First, whereas the individuals in our 2014 dataset were from dozens of unrelated families across the U.S., Europe, and Australia, it is believed that all or nearly all E200K individuals in Israel are descdended from a single founder. The authors therefore argue that if anticipation were real, then age of onset should be dropping over time, so that cases diagnosed in 2015 should be younger than those in 1995, because people are on average one more generation removed from that original founder. Instead, when they plot age of onset versus year of onset, they find that age of onset is pretty steady over time. If anything, age of onset has gone up just slightly, probably because of better diagnosis of the disease in older individuals.
Second, they use sporadic prion disease patients as a sort of negative control — since these individuals have no mutation, there should be no opportunity for anticipation. And yet, in sporadic prion disease patients in Israel, they find the same trends — the years of birth and ages of onset are inscribed within the same parallelogram, and the flat or just slightly increasing relationship between age of onset and year of onset is similar.

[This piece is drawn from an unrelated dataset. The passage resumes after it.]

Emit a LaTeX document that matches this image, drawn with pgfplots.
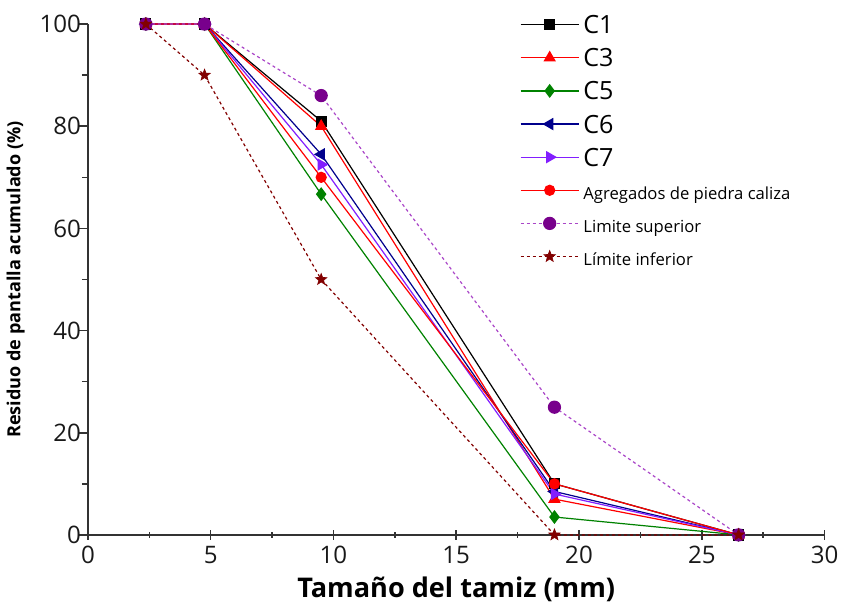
\documentclass[border=0pt]{standalone}
\usepackage{pgfplots}
\pgfplotsset{compat=1.18}
\usepackage{fontspec}
\setmainfont{Open Sans}
\definecolor{cNavy}{RGB}{0,0,140}
\definecolor{cGreen}{RGB}{0,130,0}
\definecolor{cViolet}{RGB}{130,30,255}
\definecolor{cPurple}{RGB}{120,0,140}
\definecolor{cPurpleL}{RGB}{170,70,200}
\definecolor{cDark}{RGB}{130,0,0}
% filled five-pointed star
\pgfdeclareplotmark{fstar}{%
  \pgfpathmoveto{\pgfpointpolar{90}{\pgfplotmarksize}}%
  \pgfpathlineto{\pgfpointpolar{126}{0.42\pgfplotmarksize}}%
  \pgfpathlineto{\pgfpointpolar{162}{\pgfplotmarksize}}%
  \pgfpathlineto{\pgfpointpolar{198}{0.42\pgfplotmarksize}}%
  \pgfpathlineto{\pgfpointpolar{234}{\pgfplotmarksize}}%
  \pgfpathlineto{\pgfpointpolar{270}{0.42\pgfplotmarksize}}%
  \pgfpathlineto{\pgfpointpolar{306}{\pgfplotmarksize}}%
  \pgfpathlineto{\pgfpointpolar{342}{0.42\pgfplotmarksize}}%
  \pgfpathlineto{\pgfpointpolar{18}{\pgfplotmarksize}}%
  \pgfpathlineto{\pgfpointpolar{54}{0.42\pgfplotmarksize}}%
  \pgfpathclose
  \pgfusepathqfillstroke}
\begin{document}
\begin{tikzpicture}
\begin{axis}[
    scale only axis,
    width=367pt, height=254.5pt,
    xmin=0, xmax=30, ymin=0, ymax=100,
    axis x line*=bottom, axis y line*=left,
    axis line style={-, thick, black!80},
    xtick={0,5,...,30}, ytick={0,20,...,100},
    minor xtick={2.5,7.5,...,27.5}, minor ytick={10,30,...,90},
    xtick style={black!80, thick}, ytick style={black!80, thick},
    x tick style={/pgfplots/tick align=center},
    y tick style={/pgfplots/tick align=outside},
    major tick length=5pt, minor tick length=3pt,
    tick label style={font=\fontsize{12}{13}\selectfont, text=black!90},
    xticklabel style={yshift=-2pt},
    /pgf/number format/assume math mode=true,
    xlabel={\textbf{Tamaño del tamiz (mm)}},
    ylabel={\textbf{Residuo de pantalla acumulado (\%)}},
    xlabel style={font=\fontsize{13.5}{15}\selectfont,
        at={(axis description cs:0.5,0)}, anchor=center, yshift=-27pt},
    ylabel style={font=\fontsize{9}{10}\selectfont,
        at={(axis description cs:-0.098,0.5)}, anchor=center},
    clip=false,
    legend style={at={(0.586,1.032)}, anchor=north west, draw=none, fill=none,
        row sep=0pt, font=\fontsize{12.5}{14}\selectfont, inner sep=0pt,
        nodes={minimum height=16.5pt, text height=9pt, text depth=0pt},
        cells={anchor=west}},
    legend image code/.code={
        \draw[mark repeat=2, mark phase=2, #1] plot coordinates {(0pt,0pt) (14.5pt,0pt) (29pt,0pt)};
    },
    every axis plot/.append style={mark size=2.5pt, line width=0.6pt},
]
\addplot[black, mark=square*] coordinates {
    (2.36,100) (4.75,100) (9.5,81) (19,10) (26.5,0)
};
\addlegendentry{C1}
\addplot[red, mark=triangle*, mark size=3pt] coordinates {
    (2.36,100) (4.75,100) (9.5,80) (19,7) (26.5,0)
};
\addlegendentry{C3}
\addplot[cGreen, mark=diamond*, mark size=3pt] coordinates {
    (2.36,100) (4.75,100) (9.5,66.7) (19,3.5) (26.5,0)
};
\addlegendentry{C5}
\addplot[cNavy, mark=triangle*, mark size=3pt, mark options={rotate=90}] coordinates {
    (2.36,100) (4.75,100) (9.5,74.5) (19,8.5) (26.5,0)
};
\addlegendentry{C6}
\addplot[cViolet, mark=triangle*, mark size=3pt, mark options={rotate=-90}] coordinates {
    (2.36,100) (4.75,100) (9.5,72.5) (19,8) (26.5,0)
};
\addlegendentry{C7}
\addplot[red, mark=*] coordinates {
    (2.36,100) (4.75,100) (9.5,70) (19,10) (26.5,0)
};
\addlegendentry{\fontsize{8.3}{9}\selectfont Agregados de piedra caliza}
\addplot[cPurpleL, dash pattern=on 1.5pt off 1.5pt, mark=*, mark size=3pt,
    mark options={solid, fill=cPurple, draw=cPurple}] coordinates {
    (2.36,100) (4.75,100) (9.5,86) (19,25) (26.5,0)
};
\addlegendentry{\fontsize{8.3}{9}\selectfont Limite superior}
\addplot[cDark, dash pattern=on 1.5pt off 1.5pt, mark=fstar, mark size=3pt,
    mark options={solid, fill=cDark, line width=0.3pt}] coordinates {
    (2.36,100) (4.75,90) (9.5,50) (19,0) (26.5,0)
};
\addlegendentry{\fontsize{8.3}{9}\selectfont Límite inferior}
% keep the white margin above and below as in the reference
\path (rel axis cs:0,1) ++(0,12pt) coordinate (topm);
\path (rel axis cs:0,0) ++(0,-37.5pt) coordinate (botm);
\end{axis}
\end{tikzpicture}
\end{document}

What does all this mean for patients? Age of onset is always a hard topic — the truth is that age of onset in genetic prion disease is highly variable and as far as we can tell, none of the usual factors seem to predict it, including family history [Minikel 2019]. There might be a large element of true randomness, which is hard to accept, because after testing positive for a mutation, no one feels lucky. But the good news is, at least age of onset is not getting younger over time or over generations, and there is no reason to expect that your onset will necessarily be younger than your mother’s or father’s was. But if that alone is not enough cause for optimism for you, don’t worry, it’s not enough for us either. Our quest for a cure races on.